Conhecimento sensível: é esta uma das possíveis definições de estética. Uma espécie de pensamento direto, ou ainda um tipo de ideia que nasce em conexão com os estímulos sensoriais e com o mundo concreto. Uma forma de compreender nossas experiências e vivências, mas através de cores, formas, texturas, sons, movimentos e suas inúmeras inter-relações e composições. Algo que talvez participe, como um chão, das definições, qualificações, categorias e argumentos do pensamento abstrato e da comunicação verbal. Como quando estamos diante de um problema ou decisão importante e precisamos caminhar, ver um pôr-de-sol, ouvir ou tocar uma música, rabiscar um desenho.

Ou ainda quando estamos diante de algo profundamente desconcertante, como uma pandemia. Foi assim, através das sensações, das imagens e suas evocações, que Antoine d’Agata se propôs a refletir sobre o que até agora não conseguimos abarcar completamente, nesses mais de dois anos da crise sanitária mundial. Reflexão, ruminação, visitação, contato, recorrência, mergulho, testemunho, face a face – são termos que de certa forma se opõem a representação. Antoine não procurou representar a pandemia, não fez dela um assunto, nem quis ilustrar ou retratar a dor e o horror que vivíamos, porque isso já seria uma coisa segunda, já pressuporia um saber anterior. E não sabíamos. Em vez disso se colocou em contato direto e diário com o que ocorria à sua volta e consigo mesmo, seja nas ruas que se esvaziavam ou dentro dos hospitais, seja na França ou em outros países por onde passou, incluindo o Brasil, em São Paulo e no Rio de Janeiro. Imagens-testemunho, que recorrem, com a força de um diário de sobrevivente, que nos devolvem, na forma desse conhecimento sensível, algo que todos vivemos mas ainda não nomeamos. E que temos a chance, através dessas mesmas imagens que se misturam à nossa memória, de encarar, de inquirir, de fazer evocar o que quer que seja em nós. De revisitar, sem dúvida, mas com o útil distanciamento que uma obra oferece a quem dela se aproxima.
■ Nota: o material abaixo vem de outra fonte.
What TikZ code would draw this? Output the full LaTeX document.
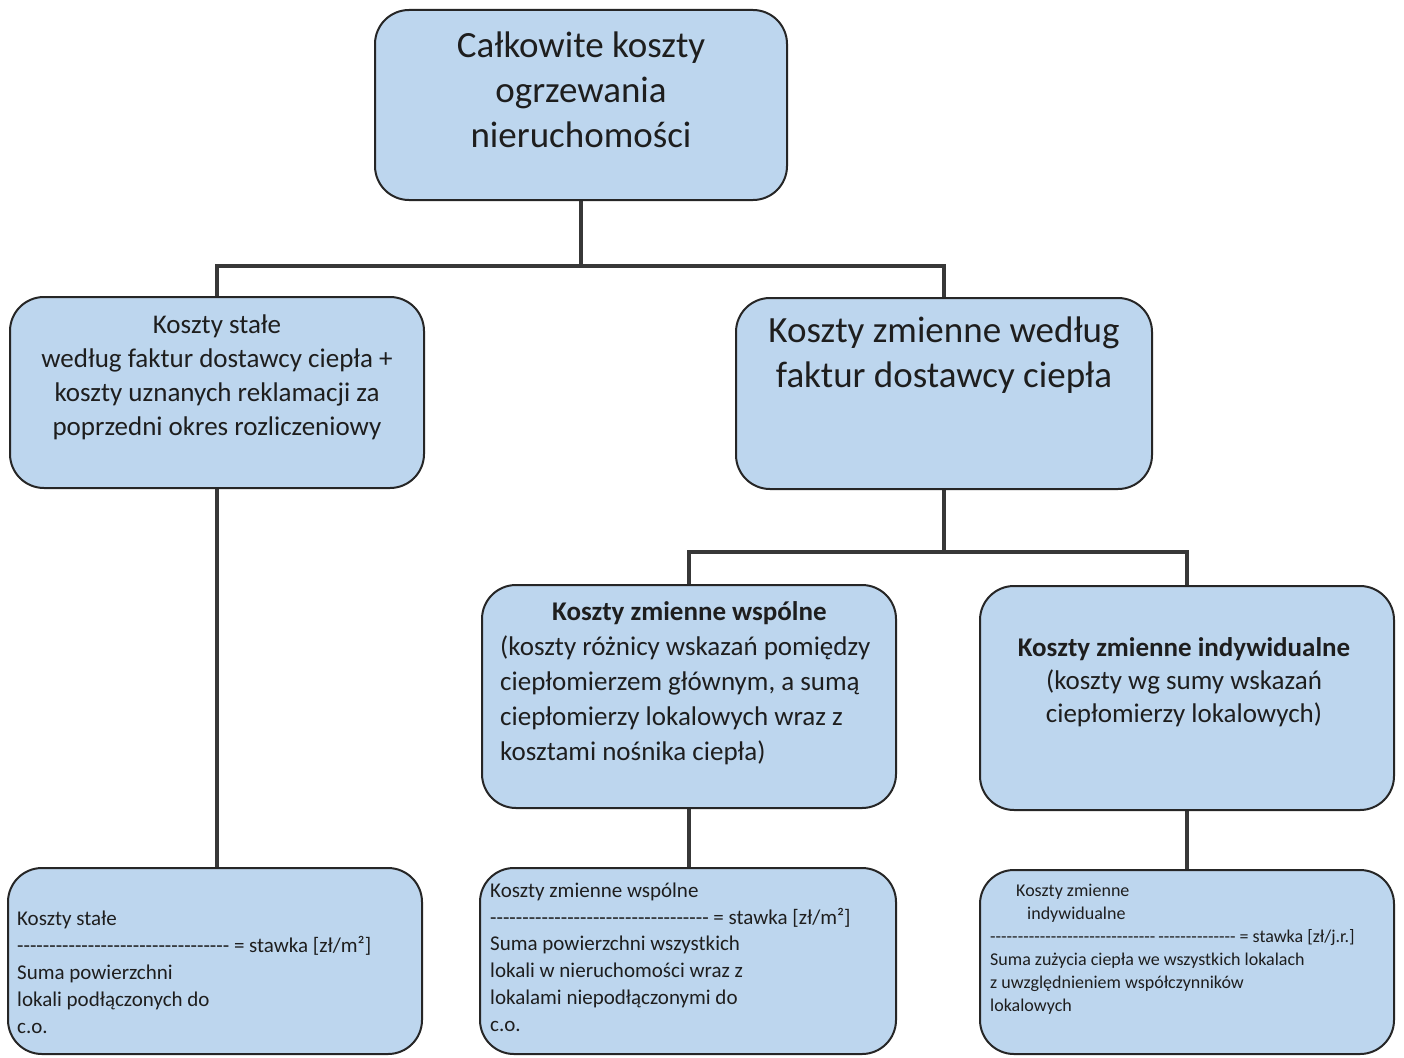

Resta falar da natureza dessas imagens, fruto do procedimento que Antoine elegeu e sustentou ao longo do percurso, a termografia. Com exceção de algumas imagens convencionais feitas no primeiro momento da crise, foi com um sensor térmico acoplado ao celular que todo o trabalho foi feito. Antoine costuma ressaltar que para a termografia não importa a luz, mas as fontes de calor, como um corpo, como a vida de um ser. Por isso as silhuetas, porque não é a luz na superfície das coisas e portanto sua aparência externa que essa técnica capta, mas a forma do calor que geram – manchas luminosas de cores quentes, como o laranja, o vermelho e o amarelo. Ou a forma da sua ausência nas cores mais frias, como o azul, o violeta e, no extremo, a sombra, a cor nenhuma. Não é preciso dizer o quanto isso pode ser eloquente quando a vida de um corpo cessa.

É também pelo procedimento da termografia e da maneira particular como o fotógrafo soube utilizá-lo que as imagens dessa série são muitas vezes comparadas à pintura. Ainda mais ao se saber que ela é parte reconhecida do repertório de Antoine, algo que um de seus mais recentes livros, por exemplo, uma seleção de fotografias suas ao lado de obras de Francis Bacon, demonstra muito bem. Mas é importante ressaltar aqui o caráter indicial – uma das especificidades da fotografia –, qualidade que a termografia também compartilha: algo de fato esteve diante da câmera, uma parte do mundo concreto impressionou o sensor. São pessoas, portanto, são pacientes, as equipes médicas e de enfermagem, seus gestos de cuidado, são indivíduos em situação de rua, são passantes amedrontados – é vida, ou a luta por ela. Pessoas cuja identidade a natureza silhuetada dessa técnica ajuda a preservar, na mesma medida em que nos mostra sua vitalidade, igual em calor à de todos nós.

Por fim, diante da obra e do que ela testemunha, diante da possibilidade de um conhecimento sensível que é fruto de tudo o que vivemos como pessoas e como coletividade, o que mudou e o que é urgente mudar? Será mal maior o vírus, ou uma psicodemia?